Instruction:
Extract the full listing verbatim and drop any pictures from your copy.

Collected data:
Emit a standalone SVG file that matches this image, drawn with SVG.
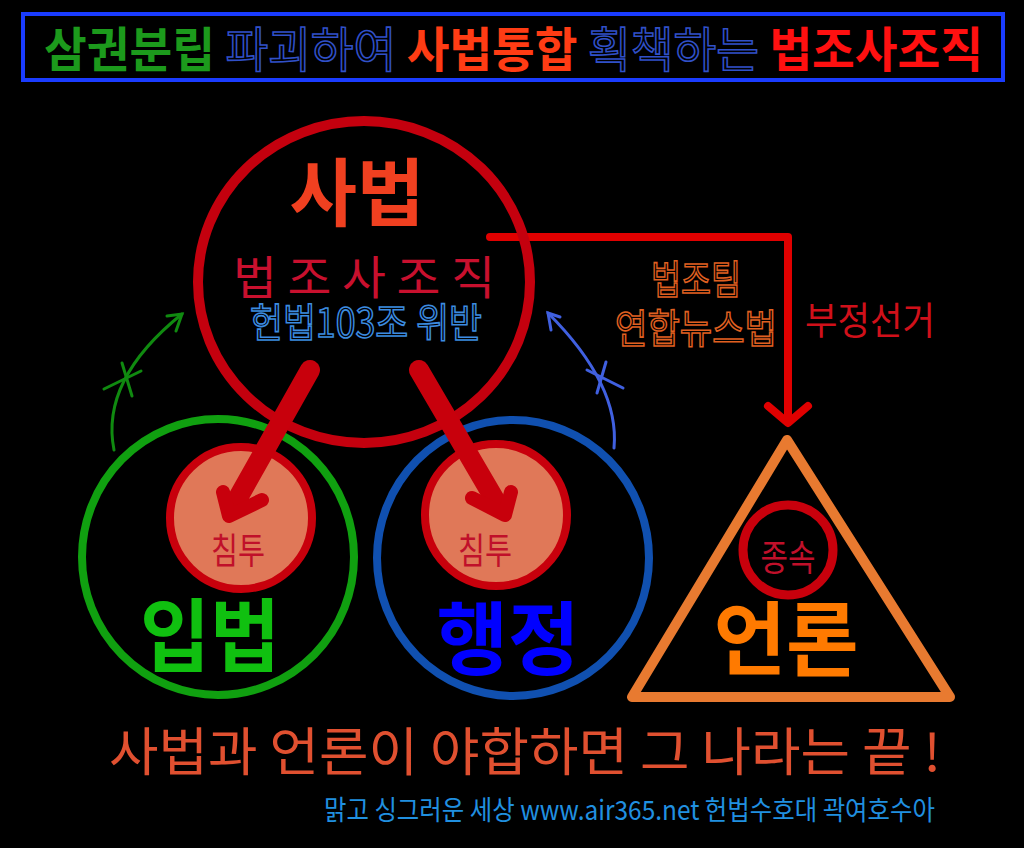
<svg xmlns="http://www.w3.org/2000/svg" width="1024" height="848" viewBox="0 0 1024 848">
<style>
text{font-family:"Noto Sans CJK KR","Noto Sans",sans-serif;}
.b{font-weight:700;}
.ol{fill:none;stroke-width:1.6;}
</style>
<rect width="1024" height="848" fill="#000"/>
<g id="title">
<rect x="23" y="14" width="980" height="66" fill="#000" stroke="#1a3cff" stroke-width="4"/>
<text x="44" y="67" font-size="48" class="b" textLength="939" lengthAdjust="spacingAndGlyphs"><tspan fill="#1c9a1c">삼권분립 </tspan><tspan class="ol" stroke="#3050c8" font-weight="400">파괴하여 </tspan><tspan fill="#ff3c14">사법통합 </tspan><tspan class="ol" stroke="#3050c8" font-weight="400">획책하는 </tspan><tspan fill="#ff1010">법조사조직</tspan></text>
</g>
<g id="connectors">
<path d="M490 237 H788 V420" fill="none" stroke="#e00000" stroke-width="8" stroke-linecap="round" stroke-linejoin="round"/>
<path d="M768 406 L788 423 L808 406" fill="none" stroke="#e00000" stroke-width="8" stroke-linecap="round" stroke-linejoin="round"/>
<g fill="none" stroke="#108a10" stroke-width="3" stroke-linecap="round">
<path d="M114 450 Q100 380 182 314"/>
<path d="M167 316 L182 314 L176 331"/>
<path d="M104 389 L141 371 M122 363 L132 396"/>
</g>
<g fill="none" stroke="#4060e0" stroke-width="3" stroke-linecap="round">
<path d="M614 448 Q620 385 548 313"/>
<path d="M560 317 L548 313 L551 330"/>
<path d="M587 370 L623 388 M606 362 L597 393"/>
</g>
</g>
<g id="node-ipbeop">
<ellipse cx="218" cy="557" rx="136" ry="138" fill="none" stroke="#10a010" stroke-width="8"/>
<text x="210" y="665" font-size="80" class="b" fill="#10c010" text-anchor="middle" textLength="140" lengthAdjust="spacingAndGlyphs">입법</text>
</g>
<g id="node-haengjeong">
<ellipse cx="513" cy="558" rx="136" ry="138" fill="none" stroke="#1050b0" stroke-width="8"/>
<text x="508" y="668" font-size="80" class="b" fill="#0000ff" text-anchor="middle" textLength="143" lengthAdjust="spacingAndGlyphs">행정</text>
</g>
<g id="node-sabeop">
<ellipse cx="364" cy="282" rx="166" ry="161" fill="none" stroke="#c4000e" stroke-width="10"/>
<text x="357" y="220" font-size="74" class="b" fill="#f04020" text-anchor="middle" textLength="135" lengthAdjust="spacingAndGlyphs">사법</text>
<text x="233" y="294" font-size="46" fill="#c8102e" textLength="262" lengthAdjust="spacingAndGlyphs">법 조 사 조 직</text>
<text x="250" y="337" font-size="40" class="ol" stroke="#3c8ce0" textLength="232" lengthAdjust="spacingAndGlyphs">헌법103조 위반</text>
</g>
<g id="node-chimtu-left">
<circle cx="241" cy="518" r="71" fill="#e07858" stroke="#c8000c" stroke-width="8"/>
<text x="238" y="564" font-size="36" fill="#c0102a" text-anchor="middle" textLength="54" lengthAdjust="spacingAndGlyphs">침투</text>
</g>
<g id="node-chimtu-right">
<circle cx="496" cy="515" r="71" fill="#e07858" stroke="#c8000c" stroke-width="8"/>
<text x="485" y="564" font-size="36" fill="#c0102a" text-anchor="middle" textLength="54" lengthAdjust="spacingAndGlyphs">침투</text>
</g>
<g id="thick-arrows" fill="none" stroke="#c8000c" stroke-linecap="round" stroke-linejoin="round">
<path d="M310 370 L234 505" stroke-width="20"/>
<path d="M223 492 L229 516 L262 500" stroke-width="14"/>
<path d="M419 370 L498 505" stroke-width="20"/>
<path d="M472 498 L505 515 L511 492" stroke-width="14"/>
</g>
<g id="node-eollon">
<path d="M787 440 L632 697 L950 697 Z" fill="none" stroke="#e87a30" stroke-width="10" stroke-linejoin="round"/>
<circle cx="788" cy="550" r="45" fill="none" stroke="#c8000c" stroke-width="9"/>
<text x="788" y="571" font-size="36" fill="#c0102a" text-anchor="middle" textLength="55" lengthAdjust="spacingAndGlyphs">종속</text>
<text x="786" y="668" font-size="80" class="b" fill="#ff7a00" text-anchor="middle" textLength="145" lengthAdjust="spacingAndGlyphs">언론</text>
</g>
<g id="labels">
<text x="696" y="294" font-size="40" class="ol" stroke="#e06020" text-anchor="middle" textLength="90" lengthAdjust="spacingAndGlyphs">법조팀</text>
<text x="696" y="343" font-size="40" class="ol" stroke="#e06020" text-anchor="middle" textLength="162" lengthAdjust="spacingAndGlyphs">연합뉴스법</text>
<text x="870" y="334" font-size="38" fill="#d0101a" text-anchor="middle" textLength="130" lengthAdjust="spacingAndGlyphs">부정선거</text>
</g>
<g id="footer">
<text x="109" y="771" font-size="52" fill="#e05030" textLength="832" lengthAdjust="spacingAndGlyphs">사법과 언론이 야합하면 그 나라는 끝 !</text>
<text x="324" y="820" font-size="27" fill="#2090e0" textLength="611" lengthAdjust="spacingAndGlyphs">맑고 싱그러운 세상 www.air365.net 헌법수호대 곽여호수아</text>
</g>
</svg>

Reply:
Emit a standalone SVG file that matches this image, drawn with SVG.
<svg xmlns="http://www.w3.org/2000/svg" width="1024" height="848" viewBox="0 0 1024 848">
<style>
text{font-family:"Noto Sans CJK KR","Noto Sans",sans-serif;}
.b{font-weight:700;}
.ol{fill:none;stroke-width:1.6;}
</style>
<rect width="1024" height="848" fill="#000"/>
<g id="title">
<rect x="23" y="14" width="980" height="66" fill="#000" stroke="#1a3cff" stroke-width="4"/>
<text x="44" y="67" font-size="48" class="b" textLength="939" lengthAdjust="spacingAndGlyphs"><tspan fill="#1c9a1c">삼권분립 </tspan><tspan class="ol" stroke="#3050c8" font-weight="400">파괴하여 </tspan><tspan fill="#ff3c14">사법통합 </tspan><tspan class="ol" stroke="#3050c8" font-weight="400">획책하는 </tspan><tspan fill="#ff1010">법조사조직</tspan></text>
</g>
<g id="connectors">
<path d="M490 237 H788 V420" fill="none" stroke="#e00000" stroke-width="8" stroke-linecap="round" stroke-linejoin="round"/>
<path d="M768 406 L788 423 L808 406" fill="none" stroke="#e00000" stroke-width="8" stroke-linecap="round" stroke-linejoin="round"/>
<g fill="none" stroke="#108a10" stroke-width="3" stroke-linecap="round">
<path d="M114 450 Q100 380 182 314"/>
<path d="M167 316 L182 314 L176 331"/>
<path d="M104 389 L141 371 M122 363 L132 396"/>
</g>
<g fill="none" stroke="#4060e0" stroke-width="3" stroke-linecap="round">
<path d="M614 448 Q620 385 548 313"/>
<path d="M560 317 L548 313 L551 330"/>
<path d="M587 370 L623 388 M606 362 L597 393"/>
</g>
</g>
<g id="node-ipbeop">
<ellipse cx="218" cy="557" rx="136" ry="138" fill="none" stroke="#10a010" stroke-width="8"/>
<text x="210" y="665" font-size="80" class="b" fill="#10c010" text-anchor="middle" textLength="140" lengthAdjust="spacingAndGlyphs">입법</text>
</g>
<g id="node-haengjeong">
<ellipse cx="513" cy="558" rx="136" ry="138" fill="none" stroke="#1050b0" stroke-width="8"/>
<text x="508" y="668" font-size="80" class="b" fill="#0000ff" text-anchor="middle" textLength="143" lengthAdjust="spacingAndGlyphs">행정</text>
</g>
<g id="node-sabeop">
<ellipse cx="364" cy="282" rx="166" ry="161" fill="none" stroke="#c4000e" stroke-width="10"/>
<text x="357" y="220" font-size="74" class="b" fill="#f04020" text-anchor="middle" textLength="135" lengthAdjust="spacingAndGlyphs">사법</text>
<text x="233" y="294" font-size="46" fill="#c8102e" textLength="262" lengthAdjust="spacingAndGlyphs">법 조 사 조 직</text>
<text x="250" y="337" font-size="40" class="ol" stroke="#3c8ce0" textLength="232" lengthAdjust="spacingAndGlyphs">헌법103조 위반</text>
</g>
<g id="node-chimtu-left">
<circle cx="241" cy="518" r="71" fill="#e07858" stroke="#c8000c" stroke-width="8"/>
<text x="238" y="564" font-size="36" fill="#c0102a" text-anchor="middle" textLength="54" lengthAdjust="spacingAndGlyphs">침투</text>
</g>
<g id="node-chimtu-right">
<circle cx="496" cy="515" r="71" fill="#e07858" stroke="#c8000c" stroke-width="8"/>
<text x="485" y="564" font-size="36" fill="#c0102a" text-anchor="middle" textLength="54" lengthAdjust="spacingAndGlyphs">침투</text>
</g>
<g id="thick-arrows" fill="none" stroke="#c8000c" stroke-linecap="round" stroke-linejoin="round">
<path d="M310 370 L234 505" stroke-width="20"/>
<path d="M223 492 L229 516 L262 500" stroke-width="14"/>
<path d="M419 370 L498 505" stroke-width="20"/>
<path d="M472 498 L505 515 L511 492" stroke-width="14"/>
</g>
<g id="node-eollon">
<path d="M787 440 L632 697 L950 697 Z" fill="none" stroke="#e87a30" stroke-width="10" stroke-linejoin="round"/>
<circle cx="788" cy="550" r="45" fill="none" stroke="#c8000c" stroke-width="9"/>
<text x="788" y="571" font-size="36" fill="#c0102a" text-anchor="middle" textLength="55" lengthAdjust="spacingAndGlyphs">종속</text>
<text x="786" y="668" font-size="80" class="b" fill="#ff7a00" text-anchor="middle" textLength="145" lengthAdjust="spacingAndGlyphs">언론</text>
</g>
<g id="labels">
<text x="696" y="294" font-size="40" class="ol" stroke="#e06020" text-anchor="middle" textLength="90" lengthAdjust="spacingAndGlyphs">법조팀</text>
<text x="696" y="343" font-size="40" class="ol" stroke="#e06020" text-anchor="middle" textLength="162" lengthAdjust="spacingAndGlyphs">연합뉴스법</text>
<text x="870" y="334" font-size="38" fill="#d0101a" text-anchor="middle" textLength="130" lengthAdjust="spacingAndGlyphs">부정선거</text>
</g>
<g id="footer">
<text x="109" y="771" font-size="52" fill="#e05030" textLength="832" lengthAdjust="spacingAndGlyphs">사법과 언론이 야합하면 그 나라는 끝 !</text>
<text x="324" y="820" font-size="27" fill="#2090e0" textLength="611" lengthAdjust="spacingAndGlyphs">맑고 싱그러운 세상 www.air365.net 헌법수호대 곽여호수아</text>
</g>
</svg>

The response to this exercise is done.